[WikiEN-l] Grandfathering: an initiative to deprecate the spread of userboxes that are divisive

Tony Sidaway f.crdfa at gmail.com
Sat Jan 21 20:31:13 UTC 2006


I welcome Jimbo's forthright statement that "political or, more
broadly, polemical, nature are bad for the project", and his
thoughtful and considerate request that editors contemplate helping to
reduce the userbox culture by "simply removing your
political/religious/etc. userboxes and asking others to do the same.
This seems to me to be the best way to quickly and easily end the
userbox wars."

I know this is going to meet resistance, so I'm trying to think of a
way in which those who think that expressing their opinions on their
userpages helps wikipedia and have so far chosen to do so using
userboxes, can be asked to do so in a way that doesn't contribute to
the very divisive culture that has ground up specifically around
userboxes.

I've come up with a suggestion as follows:

1. that if he disagrees with Jimbo's request, the user should instead
consider using the subst command to place the content of the template
directly into  his userpage. This would reduce the "viral"
transmission of userboxes somewhat and, for the user, it would have
the benefit of divorcing the fate of parts of his userpage from the
fate of individual userboxes--whether editing or deletion.
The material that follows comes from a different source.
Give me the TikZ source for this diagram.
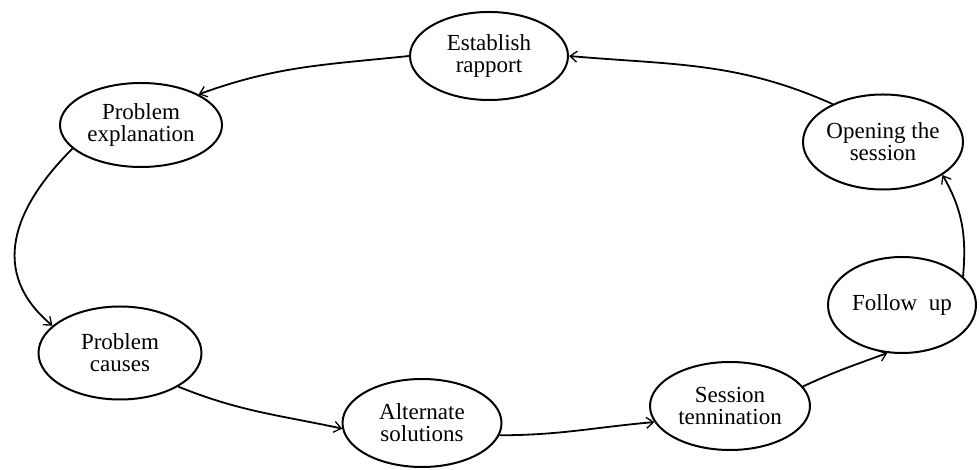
\documentclass[tikz,border=0pt]{standalone}
\usepackage{fontspec}
\setmainfont{Liberation Serif}
\usetikzlibrary{shapes.geometric,arrows.meta}
\begin{document}
\begin{tikzpicture}[x=1pt,y=1pt,
  stage/.style={ellipse,draw,line width=2pt,inner sep=0pt,
    minimum width=160pt,minimum height=90pt,align=center,
    font=\fontsize{23}{22}\selectfont},
  flow/.style={line width=1.8pt,-{Straight Barb[length=7pt,width=11pt,line width=1.3pt]}}]
\useasboundingbox (0,0) rectangle (979,470);
% counselling session stages
\node[stage,minimum width=158pt,minimum height=88pt] (est)   at (489,414) {Establish\\rapport};
\node[stage,minimum width=162pt,minimum height=84pt] (expl)  at (141,345) {Problem\\explanation};
\node[stage,minimum width=163pt,minimum height=93pt] (cause) at (120,117) {Problem\\causes};
\node[stage,minimum width=159pt,minimum height=88pt] (alt)   at (422,47)  {Alternate\\solutions};
\node[stage,minimum width=160pt,minimum height=88pt] (sess)  at (730,64)  {Session\\tennination};
\node[stage,minimum width=148pt,minimum height=96pt] (foll)  at (902,165) {Follow\ \ up};
\node[stage,minimum width=160pt,minimum height=95pt] (open)  at (883,328) {Opening the\\session};
% cycle of connectors
\draw[flow] (open.143) to[out=156,in=-5] (est.east);
\draw[flow] (est.west) to[out=186,in=20] (expl.28);
\draw[flow] (expl.199) to[out=225,in=140,looseness=1.2] (cause.158);
\draw[flow] (cause.-30) to[out=-22,in=168] (alt.184);
\draw[flow] (alt.-9) to[out=0,in=185] (sess.192);
\draw[flow] (sess.15) to[out=25,in=200] (foll.253);
\draw[flow] (foll.25) to[out=85,in=-60] (open.-29);
\end{tikzpicture}
\end{document}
2. that having done this, he should take the opportunity to edit the
text so that it more precisely expresses his individual views.  In my
opinion this would be more in keeping with the *good* effects of
userboxes in enabling self-expression, while being more in keeping
with the principle that Wikipedia is a wiki in which we edit content,
and not a cookie-cutter website in which we reduce our complex beliefs
as individuals into regimented blocs that serve no purpose but to
emphasize the cultural divisions.

I think of this as "grandfathering".  Ultimately we should be able to
foster a benign culture of fearless expression of our editorial
biases, without enabling the  subversion of our relatively fragile
neutrality principle by alliances between single-issue
campaigners--however justifiable they may feel this subversion to be.